Source material
***
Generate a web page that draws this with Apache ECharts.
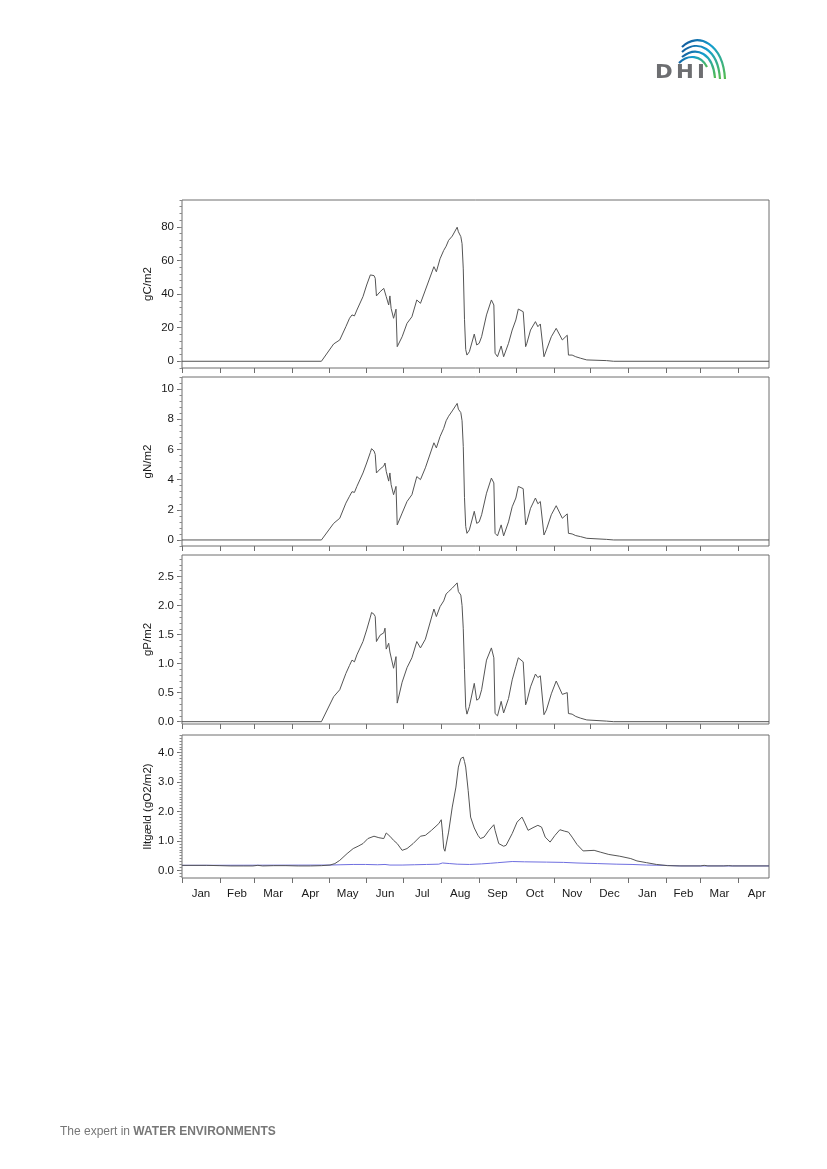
<!DOCTYPE html>
<html>
<head>
<meta charset="utf-8">
<script src="https://cdn.jsdelivr.net/npm/echarts@6/dist/echarts.min.js"></script>
<style>
html,body{margin:0;padding:0;background:#fff;}
#chart{width:827px;height:1169px;}
</style>
</head>
<body>
<div id="chart"></div>
<script>
// ---- x axis: days since 1 Jan ----
const monthStarts = [0,31,59,90,120,151,181,212,243,273,304,334,365,396,424,455];
const monthNames = ['Jan','Feb','Mar','Apr','May','Jun','Jul','Aug','Sep','Oct','Nov','Dec','Jan','Feb','Mar','Apr'];
const xMax = 480;

// ---- panels 1-3: biomass (gC, gN, gP per m2) ----
const daysCNP = [0,114,124,129,134,137,139,141,143,148,
  151,154,155,157,158,159,162,165,166,167,
  169,170,171,173,175,176,180,184,188,192,
  195,199,206,208,211,214,216,218,221,225,
  226,228,229,230,231,232,233,235,239,241,
  243,245,249,253,255,256,258,261,262,263,
  267,270,273,275,279,281,282,285,289,291,
  293,296,298,302,306,311,315,316,319,322,
  326,331,347,353,480];
const valuesC = [0,0,10.3,12.7,20.6,25.6,27.6,27,30.5,38.5,
  45.4,51.4,52.4,51,49.4,38.9,41.4,43.4,44.4,38.5,
  33.5,38.9,31.5,25.6,31,8.7,14.6,22.6,26.5,36.5,
  34.5,42.4,56.3,53.3,61,66,68.5,72,74.5,79.8,
  77.1,74.2,70,55,25,7,3.7,5.7,16.2,9.7,
  10.7,14.6,27.6,36.5,33.5,4.8,2.7,9.1,9.3,2.7,
  10.7,18.6,24.6,31.1,29.5,8.7,10.7,18.6,23.6,20.6,
  22.2,2.7,6.7,14.6,19.6,12.7,15.5,3.7,3.7,2.7,
  1.8,0.8,0.4,0,0];
const valuesN = [0,0,1.1,1.44,2.44,2.9,3.2,3.15,3.55,4.44,
  5.1,5.8,6.05,5.9,5.67,4.44,4.7,4.9,5.1,4.55,
  3.9,4.44,3.67,3.0,3.55,1.0,1.78,2.55,3.0,4.2,
  4.0,4.78,6.44,6.1,6.85,7.4,7.9,8.2,8.55,9.05,
  8.67,8.44,7.9,6.2,2.8,0.9,0.44,0.67,1.9,1.1,
  1.2,1.67,3.1,4.1,3.78,0.44,0.27,1.0,1.07,0.27,
  1.2,2.2,2.78,3.55,3.4,1.0,1.2,2.1,2.78,2.4,
  2.55,0.33,0.7,1.67,2.27,1.44,1.73,0.44,0.4,0.29,
  0.22,0.11,0.04,0,0];
const valuesP = [0,0,0.43,0.55,0.83,0.97,1.06,1.03,1.15,1.38,
  1.58,1.8,1.88,1.85,1.81,1.38,1.49,1.53,1.61,1.25,
  1.35,1.2,1.18,0.92,1.12,0.32,0.68,0.93,1.1,1.38,
  1.27,1.42,1.94,1.81,1.98,2.08,2.2,2.24,2.3,2.39,
  2.24,2.18,2.0,1.6,0.9,0.25,0.13,0.26,0.66,0.37,
  0.4,0.55,1.06,1.27,1.1,0.14,0.1,0.35,0.38,0.15,
  0.4,0.72,0.95,1.1,1.03,0.29,0.35,0.6,0.82,0.76,
  0.79,0.12,0.2,0.48,0.7,0.47,0.5,0.14,0.13,0.09,
  0.06,0.03,0.01,0,0];

// ---- panel 4: oxygen consumption (gO2/m2) ----
const daysO2black = [0,20,31,40,50,58,62,66,75,85,95,105,114,121,125,129,135,140,144,148,
  152,157,161,165,167,170,173,176,180,184,189,195,199,204,210,212,213,214,215,216,
  218,221,224,226,228,230,231,232,234,236,239,242,244,247,251,255,256,259,263,265,
  270,274,278,280,283,287,291,294,297,301,305,309,313,316,319,323,328,337,342,349,
  358,367,372,380,388,397,408,424,427,430,443,447,450,480];
const valuesO2black = [0.17,0.17,0.16,0.15,0.15,0.15,0.17,0.15,0.16,0.16,0.15,0.15,0.16,0.18,0.23,0.34,0.57,0.74,0.82,0.91,
  1.08,1.16,1.11,1.08,1.27,1.16,1.02,0.91,0.68,0.74,0.91,1.16,1.19,1.36,1.59,1.72,1.3,0.75,0.65,0.7,
  1.3,2.15,2.83,3.51,3.8,3.85,3.7,3.51,2.72,1.81,1.44,1.19,1.08,1.13,1.36,1.55,1.36,0.91,0.82,0.85,
  1.25,1.64,1.81,1.64,1.36,1.45,1.53,1.47,1.13,0.96,1.19,1.38,1.33,1.3,1.13,0.88,0.66,0.68,0.62,0.54,
  0.48,0.4,0.32,0.26,0.2,0.16,0.15,0.15,0.17,0.15,0.15,0.16,0.15,0.15];
const daysO2blue = [0,121,130,140,150,160,166,167,170,180,190,200,210,213,219,225,235,245,252,258,
  270,280,298,312,323,340,355,368,380,395,407,480];
const valuesO2blue = [0.17,0.18,0.19,0.2,0.2,0.19,0.2,0.25,0.18,0.18,0.19,0.2,0.21,0.25,0.23,0.21,0.2,0.22,0.24,0.26,
  0.3,0.29,0.28,0.27,0.25,0.23,0.21,0.2,0.18,0.17,0.15,0.15];

// ---- y-axis tick labels ----
const yTicksC = [0,20,40,60,80];
const yTicksN = [0,2,4,6,8,10];
const yTicksP = [0,0.5,1.0,1.5,2.0,2.5];
const yTicksO2 = [0,1,2,3,4];

const FONT = 'Liberation Sans';
const TXT = '#1a1a1a';
const AX = '#6e6e6e';
const LINE = '#555555';

const monthMids = monthStarts.map((s,i)=> s + ((i < monthStarts.length-1 ? monthStarts[i+1] : s+30) - s)/2);

function pairs(xs, ys){ return xs.map((x,i)=>[x, ys[i]]); }
function minorValues(min, max, step){
  const out=[];
  const start=Math.ceil(min/step - 1e-9);
  for(let k=start; k*step<=max+1e-9; k++){ out.push(+(k*step).toFixed(4)); }
  return out;
}

const grids = [
  {left:182, top:200, width:587, height:168},
  {left:182, top:377, width:587, height:169},
  {left:182, top:555, width:587, height:169},
  {left:182, top:735, width:587, height:143}
].map(g=>Object.assign(g,{show:true, borderColor:AX, borderWidth:1, backgroundColor:'#fff'}));

const xAxes = grids.map((g,i)=>({
  type:'value', gridIndex:i, min:0, max:xMax, position:'bottom',
  axisLine:{show:false, onZero:false}, splitLine:{show:false},
  axisTick:{show:true, customValues:monthStarts, length:5, lineStyle:{color:AX}},
  axisLabel:{show:i===3, customValues:monthMids, margin:10, fontFamily:FONT, fontSize:11.5, color:TXT,
    formatter:(v)=>{ let best=0; monthMids.forEach((m,k)=>{ if(Math.abs(m-v)<Math.abs(monthMids[best]-v)) best=k; }); return monthNames[best]; }}
}));

const yCfg = [
  {name:'gC/m2', min:-4, max:96, ticks:yTicksC, minor:4, fmt:(v)=>String(v)},
  {name:'gN/m2', min:-0.4, max:10.8, ticks:yTicksN, minor:0.4, fmt:(v)=>String(v)},
  {name:'gP/m2', min:-0.04, max:2.87, ticks:yTicksP, minor:0.1, fmt:(v)=>v.toFixed(1)},
  {name:'Iltgæld (gO2/m2)', min:-0.26, max:4.6, ticks:yTicksO2, minor:0.1, fmt:(v)=>v.toFixed(1)}
];
const yAxes = [];
yCfg.forEach((c,i)=>{
  yAxes.push({
    type:'value', gridIndex:i, min:c.min, max:c.max, position:'left',
    name:c.name, nameLocation:'middle', nameGap:28, nameRotate:90, nameMoveOverlap:false,
    nameTextStyle:{fontFamily:FONT, fontSize:11.5, color:TXT},
    axisLine:{show:false, onZero:false}, splitLine:{show:false},
    axisTick:{show:true, customValues:c.ticks, length:5, lineStyle:{color:AX}},
    axisLabel:{customValues:c.ticks, margin:8, fontFamily:FONT, fontSize:11.5, color:TXT, formatter:c.fmt}
  });
  yAxes.push({
    type:'value', gridIndex:i, min:c.min, max:c.max, position:'left',
    axisLine:{show:false, onZero:false}, splitLine:{show:false}, axisLabel:{show:false},
    axisTick:{show:true, customValues:minorValues(c.min, c.max, c.minor), length:2.5, lineStyle:{color:'#8a8a8a'}}
  });
});

function lineSeries(xi, yi, data, color){
  return {type:'line', xAxisIndex:xi, yAxisIndex:yi, data:data, showSymbol:false, symbol:'none',
    lineStyle:{width:1, color:color}, silent:true, animation:false};
}

const series = [
  lineSeries(0,0,pairs(daysCNP,valuesC),LINE),
  lineSeries(1,2,pairs(daysCNP,valuesN),LINE),
  lineSeries(2,4,pairs(daysCNP,valuesP),LINE),
  lineSeries(3,6,pairs(daysO2blue,valuesO2blue),'#6f6fe0'),
  lineSeries(3,6,pairs(daysO2black,valuesO2black),LINE)
];

const grad = {type:'linear', x:0, y:0, x2:1, y2:1, global:false,
  colorStops:[{offset:0,color:'#14498f'},{offset:0.45,color:'#139fd0'},{offset:1,color:'#5cbf3f'}]};

const LOGO = 'bold 19px "DejaVu Sans"';
const graphic = [
  {type:'text', x:655, y:64, scaleX:1.12, style:{text:'D', font:LOGO, fill:'#6d6e71'}},
  {type:'text', x:676, y:64, scaleX:1.12, style:{text:'H', font:LOGO, fill:'#6d6e71'}},
  {type:'text', x:697, y:64, scaleX:1.12, style:{text:'I', font:LOGO, fill:'#6d6e71'}},
  {type:'bezierCurve', shape:{x1:682,y1:47,cpx1:698,cpy1:31,cpx2:723,cpy2:44,x2:725,y2:79}, style:{stroke:grad, lineWidth:2.2, fill:null}},
  {type:'bezierCurve', shape:{x1:682,y1:52,cpx1:698,cpy1:38,cpx2:718,cpy2:49,x2:720,y2:79}, style:{stroke:grad, lineWidth:2.2, fill:null}},
  {type:'bezierCurve', shape:{x1:682,y1:57,cpx1:697,cpy1:45,cpx2:713,cpy2:54,x2:715,y2:78}, style:{stroke:grad, lineWidth:2.2, fill:null}},
  {type:'bezierCurve', shape:{x1:679,y1:63,cpx1:688,cpy1:54,cpx2:701,cpy2:55,x2:707,y2:67}, style:{stroke:grad, lineWidth:2.2, fill:null}},
  {type:'text', left:60, top:1126, style:{
    text:'{a|The expert in }{b|WATER ENVIRONMENTS}',
    rich:{a:{fontFamily:FONT, fontSize:12, fill:'#777777', color:'#777777'},
          b:{fontFamily:FONT, fontSize:12, fontWeight:'bold', fill:'#777777', color:'#777777'}}}}
];

const chart = echarts.init(document.getElementById('chart'), null, {renderer:'canvas'});
chart.setOption({
  animation:false,
  backgroundColor:'#ffffff',
  grid:grids, xAxis:xAxes, yAxis:yAxes, series:series, graphic:graphic
});
</script>
</body>
</html>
***
Please reproduce the listing exactly from its opening line through the line that contains "const xMax = 480;", both included, with all pictures omitted.

Solution to the exercise
Generate a web page that draws this with Apache ECharts.
<!DOCTYPE html>
<html>
<head>
<meta charset="utf-8">
<script src="https://cdn.jsdelivr.net/npm/echarts@6/dist/echarts.min.js"></script>
<style>
html,body{margin:0;padding:0;background:#fff;}
#chart{width:827px;height:1169px;}
</style>
</head>
<body>
<div id="chart"></div>
<script>
// ---- x axis: days since 1 Jan ----
const monthStarts = [0,31,59,90,120,151,181,212,243,273,304,334,365,396,424,455];
const monthNames = ['Jan','Feb','Mar','Apr','May','Jun','Jul','Aug','Sep','Oct','Nov','Dec','Jan','Feb','Mar','Apr'];
const xMax = 480;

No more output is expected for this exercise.